Preheat your oven to 350°F. Line a 9x13 baking dish with parchment paper so cleanup is basically zero. Roughly chop the pretzel sticks into bite-sized pieces—you want some bigger chunks and some smaller crumbs mixed together.
Combine the chopped pretzels with melted butter in a large bowl and toss until every piece gets coated. Spread this mixture evenly across the bottom of your prepared pan and bake for 8-10 minutes until it smells absolutely amazing and starts to turn golden.
While the crust bakes, beat your softened cream cheese with the sugar until it's fluffy and light—this takes about 2-3 minutes with an electric mixer. Fold in the vanilla bean paste, then gently fold in the whipped topping until you've got one smooth, creamy mixture with no cream cheese streaks.
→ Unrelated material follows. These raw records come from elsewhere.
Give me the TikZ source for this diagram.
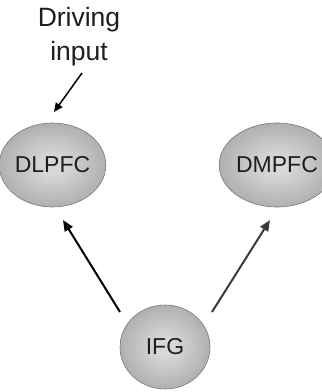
\documentclass[tikz,border=0pt]{standalone}
\usepackage{fontspec}
\setmainfont{Liberation Sans}
\usetikzlibrary{arrows.meta,shapes.geometric}
\definecolor{edgegray}{HTML}{777777}
\definecolor{innergray}{HTML}{D8D8D8}
\definecolor{midgray}{HTML}{A6A6A6}
\definecolor{outergray}{HTML}{858585}
\definecolor{txtgray}{HTML}{1E1E1E}
\definecolor{arrgray}{HTML}{3A3A3A}
\pgfdeclareradialshading{ballgray}{\pgfpoint{0bp}{0bp}}{color(0bp)=(innergray); color(5bp)=(innergray); color(30bp)=(midgray); color(46bp)=(outergray); color(50bp)=(outergray)}
\tikzset{
  region/.style={ellipse, minimum width=90pt, minimum height=84pt, inner sep=0pt,
    draw=edgegray, line width=0.6pt, shading=ballgray,
    font=\fontsize{23}{26}\selectfont, text=txtgray},
  conn/.style={line width=2pt, -{Triangle[length=11pt,width=9pt]}},
  inarrow/.style={line width=1.5pt, -{Triangle[length=9pt,width=8pt]}},
}
\begin{document}
\begin{tikzpicture}[x=1pt,y=1pt]
\useasboundingbox (0,0) rectangle (322,392);
\node[region] (dlpfc) at (52.5,227) {DLPFC};
\node[region] (dmpfc) at (277,227) {DMPFC};
\node[region] (ifg) at (165,45) {IFG};
\node[align=center, font=\fontsize{26.5}{34}\selectfont, text=txtgray] (drv) at (79,355) {Driving\\input};
\coordinate (ls) at (120,80);
\coordinate (lt) at (63,172);
\coordinate (rs) at (212,80);
\coordinate (rt) at (270,172);
\coordinate (ds) at (82,319);
\coordinate (dt) at (54,280);
\draw[conn, black] (ls) -- (lt);
\draw[conn, arrgray] (rs) -- (rt);
\draw[inarrow, black] (ds) -- (dt);
\end{tikzpicture}
\end{document}
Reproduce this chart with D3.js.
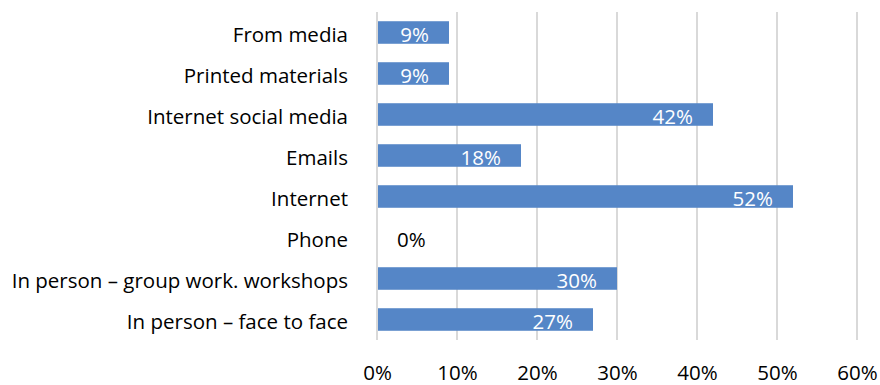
<!DOCTYPE html>
<html>
<head>
<meta charset="utf-8">
<script src="https://cdn.jsdelivr.net/npm/d3@7"></script>
<style>
  html, body { margin: 0; padding: 0; background: #fff; }
  svg { display: block; }
  text { font-family: "Open Sans", "Liberation Sans", sans-serif; }
</style>
</head>
<body>
<svg id="chart" width="880" height="385"></svg>
<script>
// Channels, listed from top to bottom
const categories = [
  "From media",
  "Printed materials",
  "Internet social media",
  "Emails",
  "Internet",
  "Phone",
  "In person \u2013 group work. workshops",
  "In person \u2013 face to face"
];
// Share of respondents per channel (%)
const values = [9, 9, 42, 18, 52, 0, 30, 27];
// Horizontal axis ticks (%)
const tickValues = [0, 10, 20, 30, 40, 50, 60];

const svg = d3.select("#chart");
const W = 880, H = 385;
const margin = { top: 12, right: 23, bottom: 45, left: 377 };
const innerW = W - margin.left - margin.right;
const innerH = H - margin.top - margin.bottom;

const barColor = "#5586c7";
const gridColor = "#d9d9d9";
const fontSize = 20.5;

const x = d3.scaleLinear().domain([0, 60]).range([0, 480]);
const y = d3.scaleBand().domain(categories).range([0, innerH]).paddingInner(0.45).paddingOuter(0.225);

const g = svg.append("g").attr("transform", `translate(${margin.left},${margin.top})`);

// vertical gridlines
g.append("g")
  .selectAll("line")
  .data(tickValues)
  .join("line")
  .attr("x1", d => x(d)).attr("x2", d => x(d))
  .attr("y1", 0).attr("y2", innerH)
  .attr("stroke", gridColor)
  .attr("stroke-width", 2);

// bars
const rows = categories.map((c, i) => ({ c, v: values[i] }));
g.append("g")
  .selectAll("rect")
  .data(rows)
  .join("rect")
  .attr("x", x(0) + 1)
  .attr("y", d => y(d.c))
  .attr("width", d => Math.max(0, x(d.v) - x(0) - 1))
  .attr("height", y.bandwidth())
  .attr("fill", barColor);

// value labels at the inner end of each bar
g.append("g")
  .selectAll("text")
  .data(rows)
  .join("text")
  .attr("x", d => d.v > 0 ? x(d.v) - 20 : x(0) + 20)
  .attr("y", d => y(d.c) + y.bandwidth() / 2 + 9)
  .attr("text-anchor", d => d.v > 0 ? "end" : "start")
  .attr("fill", d => d.v > 0 ? "#ffffff" : "#000000")
  .attr("font-size", fontSize)
  .text(d => d.v + "%");

// category labels
const yAxis = d3.axisLeft(y).tickSize(0).tickPadding(29);
g.append("g")
  .call(yAxis)
  .call(s => s.select(".domain").remove())
  .selectAll("text")
  .attr("font-size", fontSize)
  .attr("fill", "#000")
  .attr("font-family", null)
  .attr("dy", null)
  .attr("y", 9);

// horizontal axis labels
const xAxis = d3.axisBottom(x).tickValues(tickValues).tickSize(0).tickPadding(0).tickFormat(d => d + "%");
g.append("g")
  .attr("transform", `translate(0,${innerH})`)
  .call(xAxis)
  .call(s => s.select(".domain").remove())
  .selectAll("text")
  .attr("font-size", fontSize)
  .attr("fill", "#000")
  .attr("font-family", null)
  .attr("dy", null)
  .attr("y", 40);
</script>
</body>
</html>
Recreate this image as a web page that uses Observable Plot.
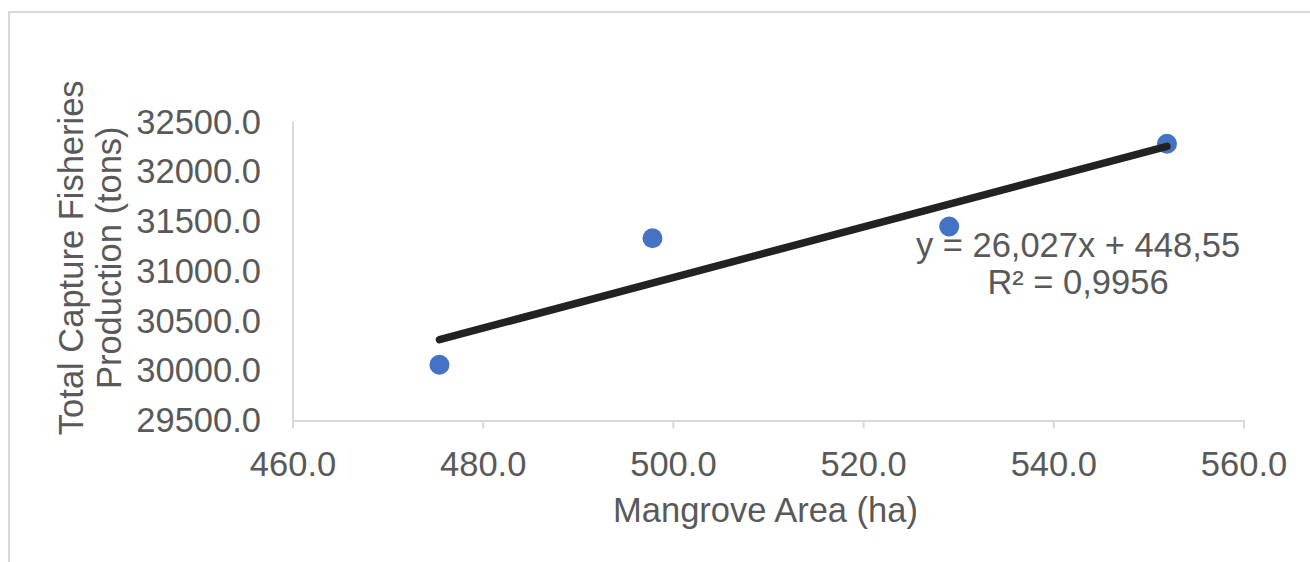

Once the pretzel crust cools for about 5 minutes, spread the cream cheese layer evenly over top and press down gently so it covers everything. Pop this into the fridge for at least 2 hours—I usually do this part in the morning so it's totally set by dinner.
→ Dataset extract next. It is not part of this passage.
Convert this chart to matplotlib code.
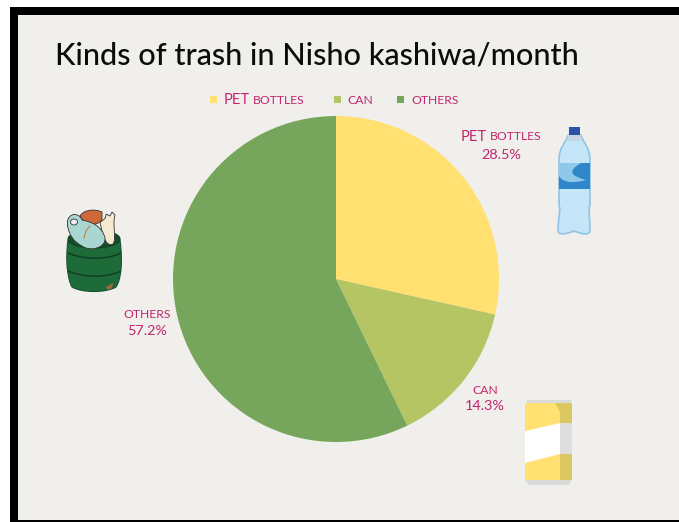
import matplotlib
matplotlib.use("Agg")
import matplotlib.pyplot as plt
from matplotlib.patches import Rectangle, Polygon, PathPatch, Ellipse
from matplotlib.path import Path

W, H = 679, 522

title = "Kinds of trash in Nisho kashiwa/month"
categories = ["PET BOTTLES", "CAN", "OTHERS"]
values = [28.5, 14.3, 57.2]
colors = ["#FFE071", "#B5C563", "#76A65B"]
PINK = "#C2246E"
PAPER = "#F0EFEB"

plt.rcParams["font.family"] = ["Lato", "DejaVu Sans"]

fig = plt.figure(figsize=(W / 100, H / 100), dpi=100, facecolor="white")

# Full-figure layer in pixel units for the frame, captions and drawings
bg = fig.add_axes([0, 0, 1, 1])
bg.set_xlim(0, W)
bg.set_ylim(H, 0)
bg.axis("off")

bg.add_patch(Rectangle((10, 7), W - 10, H - 7, fc="black", ec="none"))
bg.add_patch(Rectangle((18, 15), W - 18, 505, fc=PAPER, ec="none"))

bg.text(55, 55, title, fontsize=22.1, color="#0c0c0c", va="center", ha="left",
        fontweight="medium")

# Pie
pie_ax = fig.add_axes([173 / W, 1 - 442 / H, 326 / W, 326 / H])
pie_ax.pie(values, colors=colors, startangle=90, counterclock=False, radius=1,
           wedgeprops={"linewidth": 0})
pie_ax.set_xlim(-1, 1)
pie_ax.set_ylim(-1, 1)
pie_ax.patch.set_alpha(0)


def caps_label(x, y, name, big=10.6, small=8.7, anchor="center"):
    """Write a name with a larger leading word and small-cap remainder."""
    head, _, tail = name.partition(" ")
    r = fig.canvas.get_renderer()
    if tail:
        t1 = bg.text(0, y, head, fontsize=big, color=PINK, va="center")
        t2 = bg.text(0, y, tail, fontsize=small, color=PINK, va="center")
        w1 = t1.get_window_extent(r).width
        w2 = t2.get_window_extent(r).width
        x0 = x - (w1 + 3 + w2) / 2 if anchor == "center" else x
        t1.set_x(x0)
        t2.set_x(x0 + w1 + 3)
    else:
        bg.text(x, y, head, fontsize=small, color=PINK, va="center",
                ha="center" if anchor == "center" else "left")


def outline(start, *segments):
    """Build a path from a start point and segments of one (line) or three (curve) points."""
    verts, codes = [start], [Path.MOVETO]
    for seg in segments:
        verts.extend(seg)
        codes.extend([Path.LINETO] if len(seg) == 1 else [Path.CURVE4] * 3)
    return Path(verts, codes)


# Legend row
legend_pos = [(213, 224), (337, 347), (400, 411)]
for (mx, tx), name, col in zip(legend_pos, categories, colors):
    bg.add_patch(Rectangle((mx - 3.5, 96), 7, 7, fc=col, ec="none"))
    caps_label(tx, 100, name, anchor="left")

# Slice captions
caption_pos = [(501, 137, 155), (485, 391, 406), (147, 315, 331)]
for (x, y1, y2), name, v in zip(caption_pos, categories, values):
    caps_label(x, y1, name)
    bg.text(x, y2, f"{v:.1f}%", fontsize=10.4, color=PINK, ha="center", va="center")

# Water bottle
bottle_path = outline(
    (568, 135),
    [(566, 143), (559, 147), (559, 160)],
    [(559, 205)],
    [(561, 210), (558, 218), (558, 230)],
    [(558, 236), (566, 234), (574, 231)],
    [(582, 234), (590, 236), (590, 230)],
    [(590, 218), (588, 210), (590, 205)],
    [(590, 160)],
    [(590, 147), (583, 143), (581, 135)],
    [(568, 135)],
)
bg.add_patch(PathPatch(bottle_path, fc="#C4E6F8", ec="#8FC4E6", lw=1.2))
bg.add_patch(Polygon([(568, 135), (581, 135), (582, 141), (567, 141)], fc="#C9D6E0", ec="none"))
bg.add_patch(Rectangle((569, 127), 11, 8, fc="#2A52A8", ec="none"))
bg.add_patch(Rectangle((559, 163), 31, 26, fc="#2F86C8", ec="none"))
swoosh = outline((559, 163), [(581, 163)], [(566, 172), (572, 176), (586, 180)],
                 [(572, 184), (562, 182), (559, 176)], [(559, 163)])
bg.add_patch(PathPatch(swoosh, fc="#8FC9EA", ec="none"))

# Drink can
bg.add_patch(Rectangle((527, 400), 44, 4, fc="#DADADA", ec="none"))
bg.add_patch(Rectangle((525, 403), 47, 77, fc="#FFE071", ec="none"))
bg.add_patch(Polygon([(555, 403), (572, 403), (572, 480), (560, 480), (560, 412)], fc="#DCC860", ec="none"))
bg.add_patch(Polygon([(525, 431), (560, 423), (560, 454), (525, 463)], fc="white", ec="none"))
bg.add_patch(Polygon([(560, 423), (572, 423), (572, 454), (560, 454)], fc="#DEDEDE", ec="none"))
bg.add_patch(Polygon([(525, 480), (572, 480), (569, 485), (529, 485)], fc="#DADADA", ec="none"))

# Overflowing trash drum
drum = outline(
    (68, 240),
    [(65, 262), (68, 280), (72, 287)],
    [(82, 293), (106, 293), (116, 287)],
    [(121, 280), (123, 262), (120, 240)],
    [(68, 240)],
)
bg.add_patch(PathPatch(drum, fc="#1E6B3A", ec="#16502B", lw=0.8))
for yb in (253, 271):
    band = outline((68, yb), [(84, yb + 7), (106, yb + 7), (121, yb)])
    bg.add_patch(PathPatch(band, fc="none", ec="#123F22", lw=1.1))
bg.add_patch(Ellipse((94, 239), 52, 18, fc="#16502B", ec="#123F22", lw=0.8))

cream = outline(
    (100, 222),
    [(104, 220), (106, 218), (106, 214)],
    [(110, 216)], [(112, 212)], [(115, 215)],
    [(112, 226), (117, 238), (113, 244)],
    [(108, 246), (104, 243), (100, 222)],
)
bg.add_patch(PathPatch(cream, fc="#F5E9D2", ec="#333333", lw=0.6))
orange = outline(
    (80, 216),
    [(84, 209), (96, 209), (102, 212)],
    [(102, 220)],
    [(97, 226), (86, 227), (80, 216)],
)
bg.add_patch(PathPatch(orange, fc="#D0693A", ec="#333333", lw=0.6))
bag = outline(
    (68, 228),
    [(64, 214), (78, 210), (82, 220)],
    [(92, 222), (102, 226), (105, 238)],
    [(106, 248), (90, 252), (82, 246)],
    [(74, 242), (70, 236), (68, 228)],
)
bg.add_patch(PathPatch(bag, fc="#A9D6D0", ec="#333333", lw=0.6))
bg.add_patch(Ellipse((74, 222), 7, 6, fc=PAPER, ec="#333333", lw=0.6))
bg.plot([84, 86, 90], [238, 231, 226], color="#C8722F", lw=0.7)
bg.add_patch(Polygon([(106, 287), (113, 283), (112, 288), (108, 290)], fc="#A06A3A", ec="none"))

fig.savefig("out.png", dpi=100)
Just before serving, toss your sliced strawberries with the lemon juice and cornstarch in a bowl. Let them sit for 2 minutes so the cornstarch absorbs the juices and keeps the topping from getting watery.
Spread the strawberry mixture over the cream cheese layer right before guests arrive—don't do this more than 30 minutes ahead or you'll end up with pooling juice. Sprinkle the chopped pistachios over the top and cut into squares.